朝になると家の周りに大きなヘラジカの足跡が残っているようなところだった。同じ年頃の男の子と家の前の坂をそりで何度も滑り降りた。それくらいしか遊びがなかったと言ってもいい。

夏は、そこら中の茂みにラズベリーが生えた。ボウルを抱えてラズベリーを摘みに行き、ボウルに入れる間もなくよく食べた。

近くの山に時々車で出かけた。
「これは、熊の足跡じゃないか?」
とあの頃の父は知った風に言っていたけれど、定かではなかったと思う。ただ子どもを怖がらせたかっただけだ。

広い草むらに立つと、風がごうごうと音を立てて耳元を通りすぎていった。冷たい風は今まで嗅いだこともないようないい匂いがした。
「あまり遠くに行かないで」
と呼ばれて振り返り、見慣れたはずの家族はまるで知らない人たちのように見えた。

この人たちと一緒にいるのはたまたまなんだとその時ふいに思った。当たり前のように思っていた強い絆みたいなものは、偶然でしかない。私たちはどうして生まれて死ななきゃいけないんだろう、生まれたいなんて私は頼んでいないのに。この場所は今までもこれから先も変わらないのに、私はいつか死ななくちゃいけない。

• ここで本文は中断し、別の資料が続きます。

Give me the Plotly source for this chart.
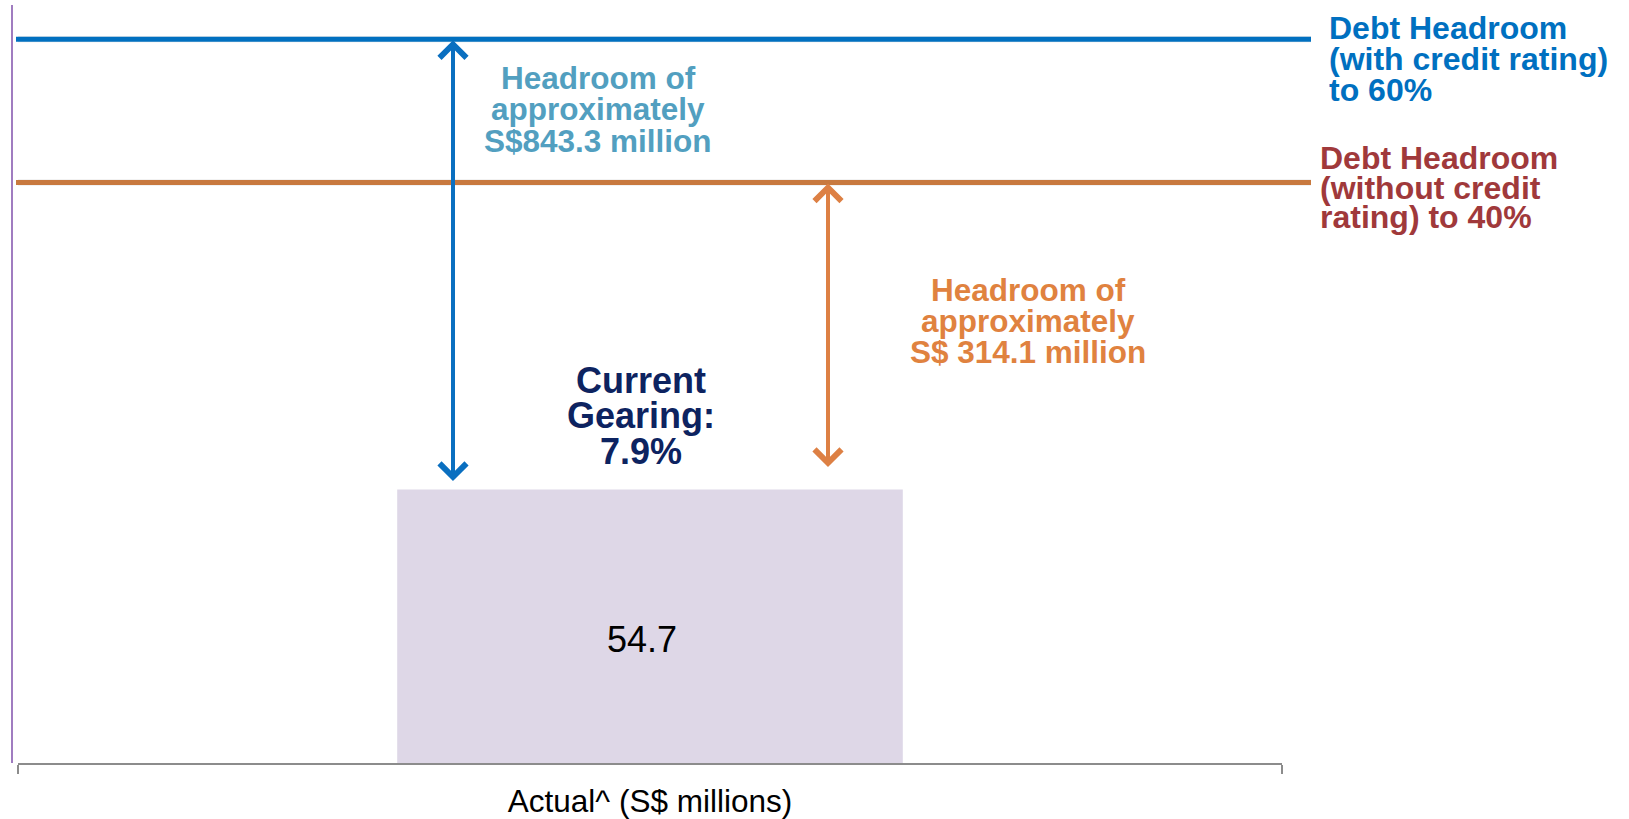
import math
import plotly.graph_objects as go

# Borrowings and debt headroom (S$ millions)
categories = ["Actual^ (S$ millions)"]
borrowings = [54.7]
gearing_pct = [7.9]
headroom_values = [314.1, 843.3]          # to 40% limit, to 60% limit
limit_labels = [
    ["Debt Headroom", "(without credit", "rating) to 40%"],
    ["Debt Headroom", "(with credit rating)", "to 60%"],
]

W, H = 1629, 819
ML, MR, MT, MB = 18, 347, 0, 54
PW, PH = W - ML - MR, H - MT - MB

FONT = "Liberation Sans, Arial, sans-serif"
BLUE = "#0070C0"
LINE_ORANGE = "#C8793F"
TEXT_ORANGE = "#E0823F"
TEAL = "#529FC0"
RED = "#A0393B"
NAVY = "#0D2360"
BAR = "#DED7E7"


def xp(px):
    """Horizontal pixel -> paper fraction."""
    return (px - ML) / PW


def yp(py):
    """Vertical pixel -> paper fraction."""
    return (H - MB - py) / PH


def xc(px):
    """Horizontal pixel -> position on the single-category axis."""
    return -0.5 + (px - ML) / PW


limit_levels = [borrowings[0] + h for h in headroom_values]

fig = go.Figure()
fig.add_trace(go.Bar(
    x=categories, y=borrowings, width=0.4,
    marker=dict(color=BAR, line=dict(width=0)),
    hoverinfo="skip", showlegend=False,
))

shapes = []
# left border line
shapes.append(dict(type="line", xref="paper", yref="paper",
                   x0=xp(12), x1=xp(12), y0=yp(5), y1=yp(765),
                   line=dict(color="#A07CC0", width=2)))
# limit lines with a soft drop shadow
for lvl, col in zip(limit_levels, [LINE_ORANGE, BLUE]):
    shapes.append(dict(type="line", xref="paper", yref="y", ysizemode="pixel",
                       yanchor=lvl, y0=-5, y1=-5, x0=xp(18), x1=xp(1311),
                       line=dict(color="rgba(0,0,0,0.10)", width=6), layer="below"))
    shapes.append(dict(type="line", xref="paper", yref="y",
                       x0=xp(16), x1=xp(1311), y0=lvl, y1=lvl,
                       line=dict(color=col, width=5)))

ann = []
# double-headed headroom arrows, from the top of the bar to each limit line
arrow_specs = [
    (xc(828), limit_levels[0], "#DD8044", 1, 21),
    (xc(453), limit_levels[1], "#0A6FC0", 1, 7),
]
for x, lvl, col, so, sso in arrow_specs:
    ann.append(dict(
        x=x, y=math.log10(lvl), xref="x", yref="y",
        ax=x, ay=math.log10(borrowings[0]), axref="x", ayref="y",
        text="", showarrow=True, arrowside="end+start",
        arrowhead=4, startarrowhead=4, arrowsize=1.3, startarrowsize=1.3,
        arrowwidth=4, arrowcolor=col, standoff=so, startstandoff=sso,
    ))


def text_block(lines, cx, ys, color, size, weight="bold", xanchor="center"):
    for t, y in zip(lines, ys):
        ann.append(dict(
            x=xp(cx), y=yp(y), xref="paper", yref="paper", text=t,
            showarrow=False, xanchor=xanchor, yanchor="middle",
            font=dict(family=FONT, size=size, color=color, weight=weight),
        ))


text_block(["Headroom of", "approximately", f"S${headroom_values[1]} million"],
           598, [78, 109, 141], TEAL, 31.5)
text_block(["Headroom of", "approximately", f"S$ {headroom_values[0]} million"],
           1028, [291, 322, 353], TEXT_ORANGE, 31.5)
text_block(["Current", "Gearing:", f"{gearing_pct[0]}%"],
           641, [381, 417, 453], NAVY, 36)
text_block(limit_labels[1], 1327, [28, 59, 90], BLUE, 32, xanchor="left")
text_block(limit_labels[0], 1318, [158, 188, 218], RED, 32, xanchor="left")

# bar value
ann.append(dict(
    x=xp(642), y=yp(641), xref="paper", yref="paper", text=f"{borrowings[0]}",
    showarrow=False, xanchor="center", yanchor="middle",
    font=dict(family=FONT, size=36, color="#000000"),
))

fig.update_layout(
    width=W, height=H,
    margin=dict(l=ML, r=MR, t=MT, b=MB, pad=0),
    paper_bgcolor="white", plot_bgcolor="white",
    shapes=shapes, annotations=ann, showlegend=False,
    xaxis=dict(
        type="category", range=[-0.5, 0.5], showgrid=False, zeroline=False,
        showline=True, linecolor="#8C8C8C", linewidth=2,
        ticks="outside", tickson="boundaries", ticklen=9, tickwidth=2,
        tickcolor="#8C8C8C", ticklabelstandoff=9,
        tickfont=dict(family=FONT, size=31.5, color="#000000"),
    ),
    yaxis=dict(
        type="log", range=[1, 1 + PH / 371.5], showgrid=False, zeroline=False,
        showline=False, showticklabels=False, ticks="",
    ),
)

fig.write_html("out.html")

その時、そんな風に湧きあがり押し寄せてきたのは、私が記憶している中で一番古い初めての死への恐怖だった。古ぼけた熊のぬいぐるみを抱えてほんの5歳かそこらだった私は、絶望的な気持ちで風の中に立っていた。


iPodのイヤフォンを耳に押し込むと、時々風を切る音が混じる。今の私にとってそれはもうただ単純に懐かしいアラスカの音だ。子どもの頃のように恐怖を感じることもない。それでも風の強い場所というのはいつも私に死を連想させる。

パディントンは風が好きな犬だったので、散歩の途中、坂の上に立って全身で風を受けながら飽きもせずにいつまでも目を細めていた。長い耳がぱたぱたと揺れるのが面白かった。会いたい。